Structure of Crv species on the surface of various oxides : reactivity with NH3 and H2O, as investigated by EPR spectroscopy

Abstract

Samples containing chromium (both ⁵³Cr-enriched and non-enriched) have been prepared by equilibrium adsorption or impregnation methods at low loadings (<0.5%) using ZrO₂, γ-Al₂O₃, SnO₂, TiO₂(anatase) and SiO₂ as supports. Heating in O₂, generally at 773 K, yielded mononuclear Cr^v species in a square-pyramidal configuration, Cr^v_5c(A), on all supports with the exception of SiO₂ where Cr^v is in a tetrahedral configuration, Cr^v_4c(A). H₂O or NH₃, both at room temperature (RT), yielded the Cr^v_6v(A) species from Cr^v_5c(A), that is, the complex changes its coordination from five to six. After H₂O adsorption and evacuation at RT, Cr^v_5c(A) is reversibly restored; however, NH₃ adsorption and evacuation at increasing temperature gives a new Cr^v species at 473 K. In the EPR signal of this species, designated Cr^v_5c(B), the perpendicular component is split into three lines with ¹⁴NH₃(A_14N= 4.0 G) and two lines with ¹⁵NH₃(A_15N= 5.5 G). The species is therefore assigned to a chromyl complex with an equatorial O^2– ligand replaced by a nitrogen-containing NH^x–3_x species, possibly the NH^–₂ anion. With H₂O or NH₃ at RT, the Cr^v_5c(B) species is transformed into the corresponding hexacoordinated species, Cr^v_6c(B).

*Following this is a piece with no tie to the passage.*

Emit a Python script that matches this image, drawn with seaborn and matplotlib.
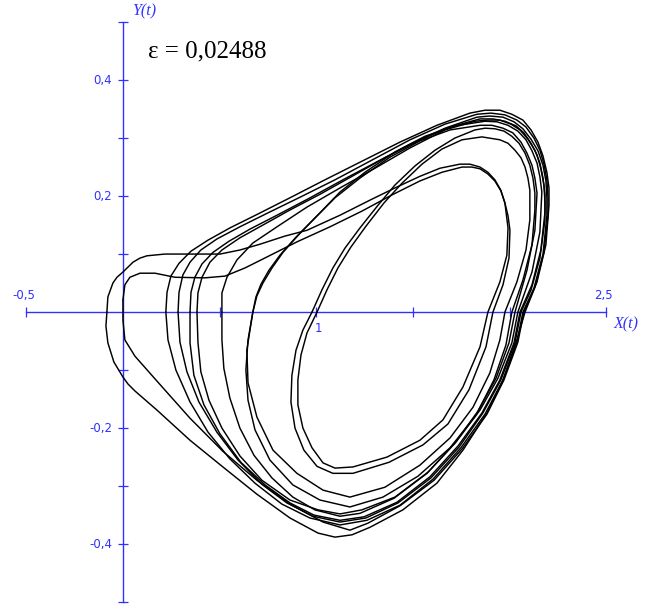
import numpy as np
import pandas as pd
import matplotlib
matplotlib.use("Agg")
import matplotlib.pyplot as plt
import seaborn as sns

# Phase trajectory X(t), Y(t), stored loop by loop (each loop starts where the previous one ends)
loop01_x = [-0.083, -0.078, -0.052, -0.031, 0.000, 0.052, 0.088, 0.124, 0.217, 0.347, 0.502, 0.605, 0.709, 0.838, 0.952,
            1.123, 1.278, 1.407, 1.536, 1.640, 1.743, 1.795, 1.847, 1.888, 1.924, 1.955, 1.976, 1.992, 1.986, 1.950, 1.888,
            1.847, 1.759, 1.655, 1.536, 1.366, 1.190, 1.097, 1.035, 0.978, 0.931, 0.905, 0.905, 0.921, 0.952, 1.004]
loop01_y = [0.000, 0.026, 0.050, 0.060, 0.069, 0.086, 0.093, 0.097, 0.100, 0.100, 0.100, 0.107, 0.117, 0.131, 0.141,
            0.167, 0.193, 0.214, 0.234, 0.248, 0.255, 0.255, 0.250, 0.241, 0.228, 0.210, 0.188, 0.145, 0.098, 0.052, 0.000,
            -0.060, -0.129, -0.186, -0.221, -0.250, -0.267, -0.269, -0.260, -0.234, -0.200, -0.160, -0.117, -0.074, -0.036, 0.000]

loop02_x = [1.004, 1.055, 1.112, 1.179, 1.257, 1.350, 1.443, 1.547, 1.650, 1.754, 1.857, 1.950, 1.992, 2.028,
            2.059, 2.080, 2.095, 2.105, 2.105, 2.085, 2.038, 1.976,
            1.950, 1.898, 1.811, 1.692, 1.536, 1.355, 1.174, 1.035, 0.900, 0.776, 0.693, 0.647, 0.641, 0.657, 0.672]
loop02_y = [0.000, 0.038, 0.076, 0.112, 0.148, 0.188, 0.222, 0.255, 0.281, 0.297, 0.302, 0.297, 0.291, 0.279,
            0.266, 0.250, 0.231, 0.210, 0.159, 0.107, 0.052, 0.000,
            -0.048, -0.105, -0.164, -0.217, -0.264, -0.302, -0.319, -0.307, -0.278, -0.238, -0.181, -0.122, -0.066, -0.031, 0.000]

loop03_x = [0.672, 0.693, 0.724, 0.771, 0.828, 0.916, 1.019, 1.123, 1.252, 1.407, 1.562, 1.717, 1.873, 1.935,
            1.992, 2.043, 2.085, 2.116, 2.142, 2.157, 2.167, 2.157, 2.116, 2.043,
            2.012, 1.940, 1.847, 1.723, 1.578, 1.407, 1.236, 1.123, 1.009, 0.864, 0.719, 0.605, 0.512,
            0.445, 0.403, 0.388, 0.383]
loop03_y = [0.000, 0.028, 0.050, 0.076, 0.103, 0.136, 0.171, 0.207, 0.241, 0.276, 0.303, 0.321, 0.329, 0.328,
            0.322, 0.312, 0.297, 0.278, 0.257, 0.233, 0.207, 0.138, 0.069, 0.000,
            -0.053, -0.114, -0.169, -0.224, -0.276, -0.319, -0.341, -0.348, -0.341, -0.324, -0.290, -0.248, -0.200,
            -0.152, -0.103, -0.052, 0.000]

loop04_x = [0.383, 0.388, 0.409, 0.450, 0.512, 0.605, 0.724, 0.864, 1.019, 1.185, 1.355, 1.526, 1.692,
            1.847, 1.914, 1.976, 2.033, 2.074, 2.111, 2.142, 2.162, 2.178, 2.183, 2.183, 2.157, 2.111, 2.059,
            2.028, 1.955, 1.862, 1.738, 1.593, 1.423, 1.257, 1.123, 0.983, 0.848, 0.719, 0.595, 0.486,
            0.393, 0.331, 0.295, 0.285]
loop04_y = [0.000, 0.033, 0.060, 0.086, 0.107, 0.128, 0.150, 0.176, 0.203, 0.234, 0.266, 0.295, 0.319,
            0.333, 0.333, 0.329, 0.321, 0.309, 0.291, 0.271, 0.247, 0.219, 0.190, 0.159, 0.093, 0.038, 0.000,
            -0.053, -0.117, -0.174, -0.233, -0.286, -0.329, -0.355, -0.362, -0.352, -0.329, -0.297, -0.255, -0.207,
            -0.155, -0.103, -0.052, 0.000]

loop05_x = [0.285, 0.290, 0.310, 0.347, 0.403, 0.486, 0.605, 0.750, 0.916, 1.097, 1.288, 1.485, 1.666,
            1.831, 1.904, 1.976, 2.038, 2.085, 2.126, 2.157, 2.178, 2.193, 2.199, 2.199, 2.178, 2.131, 2.074,
            2.043, 1.971, 1.883, 1.754, 1.609, 1.433, 1.267, 1.174, 1.035, 0.864, 0.693, 0.517, 0.347,
            0.176, 0.062, 0.010, 0.000, 0.000]
loop05_y = [0.000, 0.034, 0.064, 0.086, 0.107, 0.126, 0.147, 0.171, 0.198, 0.228, 0.262, 0.297, 0.324,
            0.341, 0.343, 0.340, 0.331, 0.319, 0.300, 0.279, 0.255, 0.228, 0.198, 0.167, 0.103, 0.043, 0.000,
            -0.052, -0.117, -0.176, -0.236, -0.290, -0.334, -0.364, -0.376, -0.362, -0.331, -0.290, -0.240, -0.183,
            -0.119, -0.076, -0.048, -0.014, 0.021]

loop06_x = [0.000, 0.010, 0.036, 0.088, 0.166, 0.269, 0.424, 0.528, 0.631, 0.745, 0.900, 1.071, 1.236,
            1.392, 1.536, 1.650, 1.754, 1.805, 1.847, 1.888, 1.924, 1.955, 1.976, 1.992, 2.002, 1.997, 1.966, 1.914,
            1.878, 1.790, 1.681, 1.552, 1.376, 1.190, 1.086, 1.004, 0.936, 0.890, 0.869, 0.874, 0.895, 0.931, 0.978]
loop06_y = [0.021, 0.047, 0.060, 0.067, 0.067, 0.060, 0.059, 0.062, 0.076, 0.095, 0.121, 0.147, 0.174,
            0.202, 0.226, 0.241, 0.250, 0.250, 0.247, 0.238, 0.226, 0.209, 0.188, 0.166, 0.141, 0.093, 0.047, 0.000,
            -0.060, -0.134, -0.193, -0.229, -0.259, -0.278, -0.278, -0.266, -0.238, -0.200, -0.155, -0.109, -0.066, -0.031, 0.000]

loop07_x = [0.978, 1.029, 1.086, 1.148, 1.226, 1.319, 1.407, 1.511, 1.614, 1.717, 1.821, 1.873, 1.924, 1.971,
            2.012, 2.049, 2.080, 2.105, 2.121, 2.131, 2.131, 2.116, 2.069, 2.012,
            1.981, 1.919, 1.826, 1.692, 1.526, 1.345, 1.174, 1.019, 0.879, 0.760, 0.683, 0.647, 0.636, 0.647, 0.672]
loop07_y = [0.000, 0.038, 0.076, 0.110, 0.145, 0.184, 0.219, 0.252, 0.279, 0.300, 0.314, 0.317, 0.316, 0.312,
            0.303, 0.291, 0.274, 0.253, 0.231, 0.205, 0.176, 0.116, 0.055, 0.000,
            -0.057, -0.117, -0.178, -0.234, -0.283, -0.319, -0.336, -0.324, -0.298, -0.255, -0.203, -0.152, -0.100, -0.048, 0.000]

loop08_x = [0.672, 0.688, 0.714, 0.755, 0.812, 0.895, 0.993, 1.097, 1.226, 1.381, 1.536, 1.692, 1.847, 1.909,
            1.966, 2.017, 2.059, 2.090, 2.116, 2.131, 2.142, 2.131, 2.090, 2.028,
            1.997, 1.930, 1.836, 1.717, 1.573, 1.402, 1.226, 1.123, 0.993, 0.879, 0.771, 0.678, 0.605,
            0.553, 0.522, 0.512, 0.512]
loop08_y = [0.000, 0.026, 0.048, 0.072, 0.098, 0.129, 0.162, 0.197, 0.231, 0.267, 0.295, 0.314, 0.322, 0.322,
            0.317, 0.309, 0.293, 0.274, 0.253, 0.231, 0.205, 0.141, 0.072, 0.000,
            -0.053, -0.114, -0.171, -0.226, -0.278, -0.321, -0.347, -0.352, -0.341, -0.319, -0.286, -0.247, -0.200,
            -0.148, -0.097, -0.048, 0.000]

loop09_x = [0.512, 0.512, 0.538, 0.590, 0.672, 0.797, 0.952, 1.123, 1.304, 1.485, 1.666, 1.821, 1.888, 1.950,
            2.007, 2.054, 2.095, 2.131, 2.157, 2.173, 2.183, 2.183, 2.162, 2.116, 2.054,
            2.023, 1.950, 1.857, 1.733, 1.588, 1.417, 1.247, 1.123, 0.988, 0.864, 0.735, 0.610, 0.502,
            0.419, 0.367, 0.347, 0.347]
loop09_y = [0.000, 0.033, 0.060, 0.090, 0.119, 0.147, 0.181, 0.214, 0.248, 0.283, 0.314, 0.329, 0.331, 0.331,
            0.324, 0.314, 0.298, 0.279, 0.257, 0.231, 0.203, 0.172, 0.107, 0.047, 0.000,
            -0.053, -0.117, -0.174, -0.231, -0.284, -0.328, -0.353, -0.359, -0.350, -0.329, -0.298, -0.259, -0.210,
            -0.160, -0.109, -0.053, 0.000]

loop10_x = [0.347, 0.352, 0.372, 0.409, 0.466, 0.548, 0.657, 0.797, 0.957, 1.138, 1.319, 1.495, 1.666,
            1.831, 1.898, 1.966, 2.023, 2.069, 2.111, 2.147, 2.173, 2.188, 2.193, 2.193, 2.173, 2.126, 2.069,
            2.038, 1.966, 1.873, 1.748, 1.604, 1.433, 1.262, 1.123, 0.967, 0.822, 0.683, 0.553, 0.440,
            0.347, 0.274, 0.233, 0.222]
loop10_y = [0.000, 0.034, 0.060, 0.083, 0.103, 0.122, 0.143, 0.167, 0.195, 0.228, 0.260, 0.291, 0.317,
            0.336, 0.338, 0.336, 0.328, 0.316, 0.298, 0.278, 0.253, 0.226, 0.197, 0.166, 0.100, 0.041, 0.000,
            -0.052, -0.117, -0.176, -0.234, -0.288, -0.333, -0.359, -0.367, -0.355, -0.331, -0.295, -0.253, -0.207,
            -0.155, -0.100, -0.048, 0.000]

loop11_x = [0.222, 0.228, 0.248, 0.290, 0.352, 0.440, 0.553, 0.698, 0.864, 1.045, 1.236, 1.433, 1.624,
            1.795, 1.873, 1.950, 2.012, 2.069, 2.111, 2.147, 2.173, 2.193, 2.204, 2.204, 2.188, 2.142, 2.080,
            2.038, 1.966, 1.883, 1.759, 1.624, 1.448, 1.278, 1.185, 1.097, 1.009, 0.864, 0.693, 0.517, 0.347,
            0.176, 0.062, 0.026, 0.000, -0.047, -0.078, -0.088, -0.083]
loop11_y = [0.000, 0.034, 0.062, 0.084, 0.105, 0.124, 0.145, 0.169, 0.197, 0.228, 0.260, 0.293, 0.322,
            0.343, 0.348, 0.348, 0.341, 0.331, 0.314, 0.293, 0.269, 0.241, 0.214, 0.184, 0.116, 0.052, 0.000,
            -0.048, -0.117, -0.174, -0.238, -0.295, -0.341, -0.371, -0.384, -0.388, -0.381, -0.355, -0.314, -0.267, -0.221,
            -0.169, -0.136, -0.124, -0.112, -0.086, -0.053, -0.024, 0.000]

LOOPS = [(loop01_x, loop01_y), (loop02_x, loop02_y), (loop03_x, loop03_y), (loop04_x, loop04_y),
         (loop05_x, loop05_y), (loop06_x, loop06_y), (loop07_x, loop07_y), (loop08_x, loop08_y),
         (loop09_x, loop09_y), (loop10_x, loop10_y), (loop11_x, loop11_y)]

# Axis ticks and labels
x_ticks = [-0.5, 0.5, 1.0, 1.5, 2.0, 2.5]
y_ticks = [-0.5, -0.4, -0.3, -0.2, -0.1, 0.1, 0.2, 0.3, 0.4, 0.5]
y_label_values = [0.4, 0.2, -0.2, -0.4]
y_label_text = ["0,4", "0,2", "-0,2", "-0,4"]
x_label_values = [-0.5, 1.0, 2.5]
x_label_text = ["-0,5", "1", "2,5"]
x_label_side = [1, -1, 1]      # +1: above the axis, -1: below
eps_text = "ε = 0,02488"

AXIS_BLUE = "#3030ff"

sns.set_style("white")
plt.rcParams["font.family"] = ["DejaVu Sans"]

fig = plt.figure(figsize=(6.53, 6.05), dpi=100)
ax = fig.add_axes([0, 0, 1, 1])

frames = []
for i, (xs, ys) in enumerate(LOOPS):
    d = pd.DataFrame({"x": xs, "y": ys})
    d["loop"] = i
    frames.append(d)
traj = pd.concat(frames, ignore_index=True)

sns.lineplot(data=traj, x="x", y="y", units="loop", estimator=None, sort=False,
             color="black", linewidth=1.05, ax=ax, legend=False)

ax.set_xlim(-0.636, 2.742)
ax.set_ylim(-0.505, 0.538)
ax.set_xlabel("")
ax.set_ylabel("")

for s in ("top", "right"):
    ax.spines[s].set_visible(False)
ax.spines["left"].set_position(("data", 0))
ax.spines["bottom"].set_position(("data", 0))
ax.spines["left"].set_bounds(-0.5, 0.5)
ax.spines["bottom"].set_bounds(-0.5, 2.5)
for s in ("left", "bottom"):
    ax.spines[s].set_color(AXIS_BLUE)
    ax.spines[s].set_linewidth(1.0)
    ax.spines[s].set_zorder(1)

ax.set_xticks(x_ticks)
ax.set_yticks(y_ticks)
ax.tick_params(bottom=True, left=True, direction="inout", length=7, width=0.9, color=AXIS_BLUE,
               labelbottom=False, labelleft=False)

for v, t in zip(y_label_values, y_label_text):
    ax.text(-0.055, v, t, ha="right", va="center", color=AXIS_BLUE, fontsize=8.5)
for v, t, side in zip(x_label_values, x_label_text, x_label_side):
    ax.text(v - (0.012 if side > 0 else -0.01), 0.028 * side, t, ha="center", va="center",
            color=AXIS_BLUE, fontsize=8.5)

serif = ["Liberation Serif", "DejaVu Serif"]
ax.text(0.047, 0.519, "Y(t)", ha="left", va="center", color=AXIS_BLUE,
        family=serif, style="italic", fontsize=11.5)
ax.text(2.602, -0.022, "X(t)", ha="center", va="center", color=AXIS_BLUE,
        family=serif, style="italic", fontsize=11.5)
ax.text(0.129, 0.439, eps_text, ha="left", va="baseline", color="black",
        family=serif, fontsize=18)

fig.savefig("out.png", dpi=100)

Upon adsorption of small H₂O doses on the CrO_x/SiO₂ sample, the Cr^v_4c(A) species is transformed into Cr^v_5c(A) and Cr^v_6c(A). In the presence of excess water, the chromyl species on SiO₂ becomes unstable, undergoing disproportionation to Cr^III and Cr^VI On adsorption of NH₃, Cr^v_5c(B) is formed from Cr^v_4c(A) at RT. With ¹⁵NH₃, a small superhyperfine interaction with nitrogen is partially resolved. Computer-calculated spectra enable us to assign the Cr^v_5c(B) species on SiO₂ to a slightly distorted chromyl complex with slightly non-planar equatorial ligands.